_TASK GOAL_
Stop at the line containing "top=values, upper=upper, lower=lower))": repeat exactly every line of the entries below from the first up to it, plus that line, with pictures omitted.

_EXERCISE DATA_

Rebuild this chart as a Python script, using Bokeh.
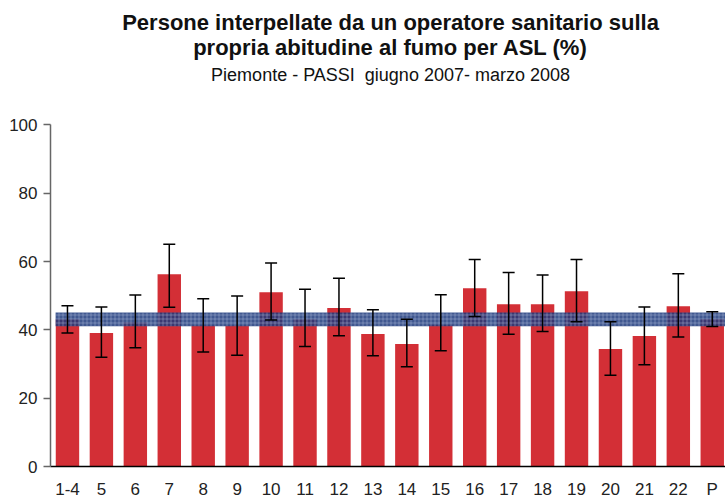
from bokeh.plotting import figure
from bokeh.models import Range1d, Whisker, ColumnDataSource, Label, FixedTicker, TeeHead
from bokeh.embed import file_html
from bokeh.resources import INLINE

categories = ["1-4", "5", "6", "7", "8", "9", "10", "11", "12", "13", "14",
              "15", "16", "17", "18", "19", "20", "21", "22", "P"]
values = [43.1, 39.1, 42.2, 56.3, 41.3, 41.3, 51.0, 43.1, 46.4, 38.8, 35.9,
          41.5, 52.2, 47.5, 47.5, 51.3, 34.4, 38.2, 46.9, 43.2]
upper = [47.1, 46.7, 50.2, 65.1, 49.1, 49.9, 59.6, 51.9, 55.1, 45.9, 43.1,
         50.3, 60.6, 56.8, 56.1, 60.6, 42.4, 46.7, 56.4, 45.3]
lower = [39.1, 32.0, 34.8, 46.6, 33.5, 32.6, 42.9, 35.1, 38.3, 32.4, 29.2,
         33.9, 43.9, 38.7, 39.5, 42.4, 26.7, 29.8, 37.9, 41.0]
region_mean = 43.2
region_low = 41.1
region_high = 45.1
title_lines = ["Persone interpellate da un operatore sanitario sulla",
               "propria abitudine al fumo per ASL (%)"]
subtitle = "Piemonte - PASSI\u00a0 giugno 2007- marzo 2008"

FONT = "Liberation Sans"
xs = [i + 0.5 for i in range(len(categories))]
src = ColumnDataSource(dict(x=xs, top=values, upper=upper, lower=lower))

p = figure(width=725, height=501, output_backend="svg", toolbar_location=None,
           x_range=Range1d(0, 19.89), y_range=Range1d(0, 136.44),
           min_border_left=50, min_border_right=0, min_border_bottom=33, min_border_top=0)
p.title.text = ""
p.outline_line_color = None
p.xgrid.visible = False
p.ygrid.visible = False

p.vbar(x="x", top="top", width=0.69, bottom=0, source=src,
       fill_color="#d32f36", line_color=None)

p.quad(left=[0.15], right=[30], bottom=[region_low], top=[region_high],
       fill_color="#1f3b7d", fill_alpha=0.85, line_color=None,
       hatch_pattern="+", hatch_color="#c8d0e8", hatch_alpha=0.35, hatch_scale=4, hatch_weight=1)

w = Whisker(base="x", upper="upper", lower="lower", source=src, level="overlay",
            line_color="black", line_width=1.5,
            upper_head=TeeHead(size=12, line_color="black", line_width=1.5),
            lower_head=TeeHead(size=12, line_color="black", line_width=1.5))
p.add_layout(w)

p.yaxis.ticker = FixedTicker(ticks=[0, 20, 40, 60, 80, 100])
p.yaxis.bounds = (0, 100)
p.yaxis.minor_tick_line_color = None
p.yaxis.major_tick_out = 7
p.yaxis.major_tick_in = 0
p.yaxis.axis_line_color = "#666666"
p.yaxis.axis_line_width = 1.5
p.yaxis.major_tick_line_color = "#666666"
p.yaxis.major_tick_line_width = 1.5
p.yaxis.major_label_text_font = FONT
p.yaxis.major_label_text_font_size = "17px"
p.yaxis.major_label_text_color = "#222222"
p.yaxis.major_label_standoff = 6

p.xaxis.ticker = FixedTicker(ticks=xs)
p.xaxis.major_label_overrides = {x: c for x, c in zip(xs, categories)}
p.xaxis.minor_tick_line_color = None
p.xaxis.major_tick_line_color = None
p.xaxis.major_tick_out = 0
p.xaxis.major_tick_in = 0
p.xaxis.axis_line_color = "black"
p.xaxis.axis_line_width = 1.5
p.xaxis.major_label_text_font = FONT
p.xaxis.major_label_text_font_size = "17px"
p.xaxis.major_label_text_color = "#222222"
p.xaxis.major_label_standoff = 13

cx = 10.02
p.add_layout(Label(x=cx, y=130.0, text=title_lines[0], text_align="center", text_baseline="middle",
                   text_font=FONT, text_font_size="22px", text_font_style="bold", text_color="#111111"))
p.add_layout(Label(x=cx, y=122.7, text=title_lines[1], text_align="center", text_baseline="middle",
                   text_font=FONT, text_font_size="22px", text_font_style="bold", text_color="#111111"))
p.add_layout(Label(x=cx, y=114.6, text=subtitle, text_align="center", text_baseline="middle",
                   text_font=FONT, text_font_size="18px", text_font_style="normal", text_color="#111111"))

open("out.html", "w").write(file_html(p, INLINE))
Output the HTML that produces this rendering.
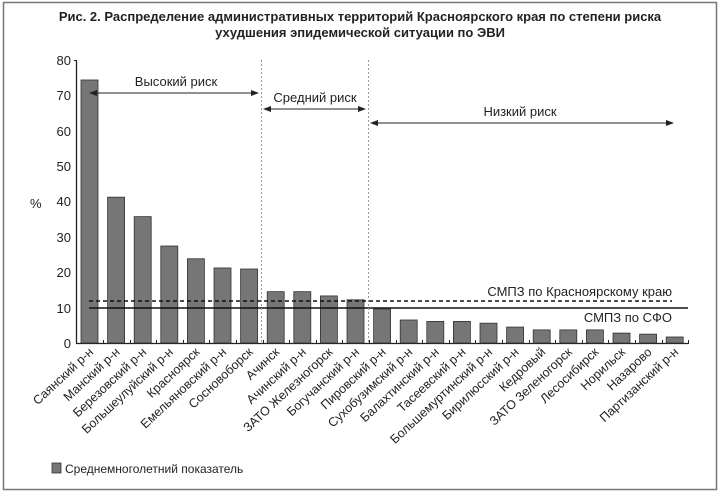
<!DOCTYPE html>
<html><head><meta charset="utf-8"><style>
body{margin:0;background:#fff;}
svg{display:block;font-family:"Liberation Sans",sans-serif;}
</style></head><body>
<svg width="720" height="492" viewBox="0 0 720 492" xmlns="http://www.w3.org/2000/svg">
<rect x="3.5" y="2.5" width="713" height="487" fill="#fff" stroke="#777" stroke-width="1.5"/>
<text x="360" y="21" text-anchor="middle" font-size="13" font-weight="bold" fill="#222">Рис. 2. Распределение административных территорий Красноярского края по степени риска</text>
<text x="360" y="37" text-anchor="middle" font-size="13" font-weight="bold" fill="#222">ухудшения эпидемической ситуации по ЭВИ</text>
<g font-size="13" fill="#222" text-anchor="end">
<text x="71" y="348">0</text><text x="71" y="313">10</text><text x="71" y="277">20</text><text x="71" y="242">30</text><text x="71" y="206">40</text><text x="71" y="171">50</text><text x="71" y="136">60</text><text x="71" y="100">70</text><text x="71" y="65">80</text>
</g>
<text x="30" y="208" font-size="13" fill="#222">%</text>
<line x1="76.5" y1="60" x2="76.5" y2="344" stroke="#222" stroke-width="1.3"/>
<line x1="76" y1="343.5" x2="688" y2="343.5" stroke="#222" stroke-width="1.3"/>
<g stroke="#222" stroke-width="1"><line x1="74" y1="60.5" x2="77" y2="60.5"/></g>
<g id="bars" fill="#767676" stroke="#333" stroke-width="0.8"></g>
<g id="ticks" stroke="#222" stroke-width="1"></g>
<line x1="89" y1="301" x2="672" y2="301" stroke="#111" stroke-width="1.5" stroke-dasharray="4,3"/>
<line x1="89" y1="308" x2="688" y2="308" stroke="#111" stroke-width="1.5"/>
<text x="672" y="296" text-anchor="end" font-size="13" fill="#222">СМПЗ по Красноярскому краю</text>
<text x="672" y="322" text-anchor="end" font-size="13" fill="#222">СМПЗ по СФО</text>
<line x1="261.5" y1="60" x2="261.5" y2="343" stroke="#999" stroke-dasharray="2,2"/>
<line x1="368.5" y1="60" x2="368.5" y2="343" stroke="#999" stroke-dasharray="2,2"/>
<defs><marker id="a" markerWidth="8" markerHeight="6" refX="7" refY="3" orient="auto-start-reverse"><path d="M0,0L8,3L0,6z" fill="#222"/></marker></defs>
<line x1="90" y1="93" x2="258" y2="93" stroke="#222" marker-start="url(#a)" marker-end="url(#a)"/>
<line x1="264" y1="109" x2="365" y2="109" stroke="#222" marker-start="url(#a)" marker-end="url(#a)"/>
<line x1="371" y1="123" x2="673" y2="123" stroke="#222" marker-start="url(#a)" marker-end="url(#a)"/>
<text x="176" y="86" text-anchor="middle" font-size="13" fill="#222">Высокий риск</text>
<text x="315" y="102" text-anchor="middle" font-size="13" fill="#222">Средний риск</text>
<text x="520" y="116" text-anchor="middle" font-size="13" fill="#222">Низкий риск</text>
<g id="labels" font-size="12.5" fill="#222" text-anchor="end"></g>
<rect x="52" y="463" width="9" height="10" fill="#767676" stroke="#333" stroke-width="0.8"/>
<text x="65" y="473" font-size="12" fill="#222">Среднемноголетний показатель</text>
<script>
var v=[74.3,41.2,35.7,27.4,23.8,21.2,20.9,14.5,14.5,13.3,12.2,9.6,6.5,6.1,6.1,5.6,4.5,3.7,3.7,3.7,2.8,2.5,1.7];
var n=["Саянский р-н","Манский р-н","Березовский р-н","Большеулуйский р-н","Красноярск","Емельяновский р-н","Сосновоборск","Ачинск","Ачинский р-н","ЗАТО Железногорск","Богучанский р-н","Пировский р-н","Сухобузимский р-н","Балахтинский р-н","Тасеевский р-н","Большемуртинский р-н","Бирилюсский р-н","Кедровый","ЗАТО Зеленогорск","Лесосибирск","Норильск","Назарово","Партизанский р-н"];
var ns="http://www.w3.org/2000/svg",b=document.getElementById("bars"),t=document.getElementById("ticks"),l=document.getElementById("labels");
for(var i=0;i<23;i++){var x=81+26.6*i,h=v[i]*3.54;
var r=document.createElementNS(ns,"rect");r.setAttribute("x",x);r.setAttribute("y",343-h);r.setAttribute("width",17);r.setAttribute("height",h);b.appendChild(r);
var k=document.createElementNS(ns,"line");var tx=Math.round(x+22)+0.5;k.setAttribute("x1",tx);k.setAttribute("x2",tx);k.setAttribute("y1",340);k.setAttribute("y2",344);t.appendChild(k);
var s=document.createElementNS(ns,"text");var cx=x+13,cy=353;s.setAttribute("x",cx);s.setAttribute("y",cy);s.setAttribute("transform","rotate(-43 "+cx+" "+cy+")");s.textContent=n[i];l.appendChild(s);}
</script>
</svg>
</body></html>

_FULL OUTPUT_
Rebuild this chart as a Python script, using Bokeh.
from bokeh.plotting import figure
from bokeh.models import Range1d, Whisker, ColumnDataSource, Label, FixedTicker, TeeHead
from bokeh.embed import file_html
from bokeh.resources import INLINE

categories = ["1-4", "5", "6", "7", "8", "9", "10", "11", "12", "13", "14",
              "15", "16", "17", "18", "19", "20", "21", "22", "P"]
values = [43.1, 39.1, 42.2, 56.3, 41.3, 41.3, 51.0, 43.1, 46.4, 38.8, 35.9,
          41.5, 52.2, 47.5, 47.5, 51.3, 34.4, 38.2, 46.9, 43.2]
upper = [47.1, 46.7, 50.2, 65.1, 49.1, 49.9, 59.6, 51.9, 55.1, 45.9, 43.1,
         50.3, 60.6, 56.8, 56.1, 60.6, 42.4, 46.7, 56.4, 45.3]
lower = [39.1, 32.0, 34.8, 46.6, 33.5, 32.6, 42.9, 35.1, 38.3, 32.4, 29.2,
         33.9, 43.9, 38.7, 39.5, 42.4, 26.7, 29.8, 37.9, 41.0]
region_mean = 43.2
region_low = 41.1
region_high = 45.1
title_lines = ["Persone interpellate da un operatore sanitario sulla",
               "propria abitudine al fumo per ASL (%)"]
subtitle = "Piemonte - PASSI\u00a0 giugno 2007- marzo 2008"

FONT = "Liberation Sans"
xs = [i + 0.5 for i in range(len(categories))]
src = ColumnDataSource(dict(x=xs, top=values, upper=upper, lower=lower))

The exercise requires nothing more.